Nathan Harbacek '07, alumnus
Like many recent Princeton alumni, Nathan Harbacek ’07 traces his academic passions back to a freshman seminar. For Harbacek, the inspiration to study the intersection of science and public policy came directly from a seminar called “The Elements of Life,” taught by the late Professor Edward Stiefel, a renowned chemist who spearheaded the cleanup of the disastrous Exxon Valdez oil spill in 1989.
“There were two elements to the course: biochemistry and how you can apply an understanding of science to solve the problems of humankind,” explains Harbacek, who describes the class as the ideal introduction to higher education. “We sat around a table in the most beautiful building on campus,” he says, and then Stiefel often would take them into New York City to visit museums and go out to dinner.
“He was a brilliant professor and a grandfatherly figure,” Harbacek says of Stiefel, who passed away in September 2006. “Half the students in the class ended up majoring in chemistry.” Harbacek was one of those chemistry majors. He also graduated with a degree from the Woodrow Wilson School of Public and International Affairs and a certificate in bioengineering.

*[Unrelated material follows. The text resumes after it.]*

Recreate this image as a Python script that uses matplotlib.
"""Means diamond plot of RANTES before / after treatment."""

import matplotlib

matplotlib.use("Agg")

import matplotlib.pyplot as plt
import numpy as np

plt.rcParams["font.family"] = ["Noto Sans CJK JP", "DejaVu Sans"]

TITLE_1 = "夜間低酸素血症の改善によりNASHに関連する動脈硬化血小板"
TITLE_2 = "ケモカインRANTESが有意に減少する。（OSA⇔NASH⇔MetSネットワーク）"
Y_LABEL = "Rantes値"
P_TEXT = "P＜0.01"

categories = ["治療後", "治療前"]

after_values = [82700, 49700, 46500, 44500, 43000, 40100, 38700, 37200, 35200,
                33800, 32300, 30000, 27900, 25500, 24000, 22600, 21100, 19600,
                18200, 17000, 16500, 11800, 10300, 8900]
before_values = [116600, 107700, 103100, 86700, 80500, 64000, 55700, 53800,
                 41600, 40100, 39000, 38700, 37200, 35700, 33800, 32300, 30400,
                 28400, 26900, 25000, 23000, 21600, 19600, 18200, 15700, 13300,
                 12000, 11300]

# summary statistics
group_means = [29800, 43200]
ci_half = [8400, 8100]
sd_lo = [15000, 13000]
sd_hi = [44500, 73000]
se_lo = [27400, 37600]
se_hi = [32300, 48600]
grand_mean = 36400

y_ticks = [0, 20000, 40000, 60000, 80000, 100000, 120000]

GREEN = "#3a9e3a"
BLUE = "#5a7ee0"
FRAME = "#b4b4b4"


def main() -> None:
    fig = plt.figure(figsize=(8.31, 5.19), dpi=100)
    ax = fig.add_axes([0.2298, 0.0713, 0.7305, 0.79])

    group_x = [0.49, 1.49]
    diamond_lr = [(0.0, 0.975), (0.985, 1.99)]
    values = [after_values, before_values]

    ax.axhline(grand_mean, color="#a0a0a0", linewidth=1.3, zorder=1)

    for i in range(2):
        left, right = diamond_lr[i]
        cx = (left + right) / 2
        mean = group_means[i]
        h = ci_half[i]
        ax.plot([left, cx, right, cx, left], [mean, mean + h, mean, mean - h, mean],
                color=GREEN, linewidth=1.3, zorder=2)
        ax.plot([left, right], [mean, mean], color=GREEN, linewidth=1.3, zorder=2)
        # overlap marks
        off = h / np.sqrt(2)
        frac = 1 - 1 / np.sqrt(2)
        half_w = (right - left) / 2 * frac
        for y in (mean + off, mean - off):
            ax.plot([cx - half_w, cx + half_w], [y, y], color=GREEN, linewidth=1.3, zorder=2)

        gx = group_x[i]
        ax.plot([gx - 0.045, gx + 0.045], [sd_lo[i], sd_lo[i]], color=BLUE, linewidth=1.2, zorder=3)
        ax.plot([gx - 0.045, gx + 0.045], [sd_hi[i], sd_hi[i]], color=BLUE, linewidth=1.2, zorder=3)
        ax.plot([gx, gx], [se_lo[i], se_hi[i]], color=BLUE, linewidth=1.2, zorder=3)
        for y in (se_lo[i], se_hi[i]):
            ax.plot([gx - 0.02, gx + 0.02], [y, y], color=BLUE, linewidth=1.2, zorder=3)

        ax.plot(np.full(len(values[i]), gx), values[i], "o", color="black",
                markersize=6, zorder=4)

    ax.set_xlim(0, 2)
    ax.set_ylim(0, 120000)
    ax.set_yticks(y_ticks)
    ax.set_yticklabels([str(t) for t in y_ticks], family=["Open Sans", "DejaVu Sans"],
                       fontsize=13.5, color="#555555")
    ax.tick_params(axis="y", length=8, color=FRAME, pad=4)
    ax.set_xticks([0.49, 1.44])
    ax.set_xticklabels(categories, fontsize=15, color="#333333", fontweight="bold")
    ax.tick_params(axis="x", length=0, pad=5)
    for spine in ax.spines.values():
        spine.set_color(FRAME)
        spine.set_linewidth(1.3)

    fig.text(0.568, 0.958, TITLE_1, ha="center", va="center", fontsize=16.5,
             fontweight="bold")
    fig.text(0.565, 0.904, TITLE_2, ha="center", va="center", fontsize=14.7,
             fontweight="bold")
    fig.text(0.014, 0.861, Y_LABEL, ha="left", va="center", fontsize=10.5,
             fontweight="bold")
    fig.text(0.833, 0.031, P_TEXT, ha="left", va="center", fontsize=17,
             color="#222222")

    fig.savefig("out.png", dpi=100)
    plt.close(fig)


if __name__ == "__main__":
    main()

Since then, Harbacek has moved on to a career in investment banking. After graduation, he spent time working as a consultant on the West Coast, in Canada and in Turkey. Now he lives in New York City with his wife, Desiree Fowler Harbacek '06, and works in the Financial Institions Investment Banking Group at Goldman, Sachs & Co.
The Chicago native can’t say enough about the power of freshman seminars. “They’re really what makes Princeton unique,” says Harbacek. “The professors don’t teach the seminars because they have to; it’s because they’re very passionate about the material.”
Harbacek encourages incoming freshmen to take a seminar in something completely unfamiliar. The beauty of seminars is that they have no prerequisites and are open to everyone. “You’ll learn a lot from the professors,” says Harbacek, “but you’ll learn even more about yourself.”
An accomplished bassoonist, Harbacek also served as co-chair of the Princeton University Orchestra. He says that 30 to 40 percent of the musicians in the orchestra were choosing between music conservatories like Juilliard or Curtis and a liberal arts university such as Princeton. By choosing Princeton, says Harbacek, “They’ve greatly broadened their experience. They’ll leave Princeton well-rounded, but still with a great musical experience.” The orchestra frequently tours abroad. Harbacek went to Portugal his sophomore year, and to Vienna and Budapest his senior year.
"I still stay involved in music in New York City and, with my wife, am an avid fan and participant in the New York classical music scene." He founded Best Buddies at Princeton, a program in which students volunteer with disabled adults in the community, and remains active with the organization in New York City.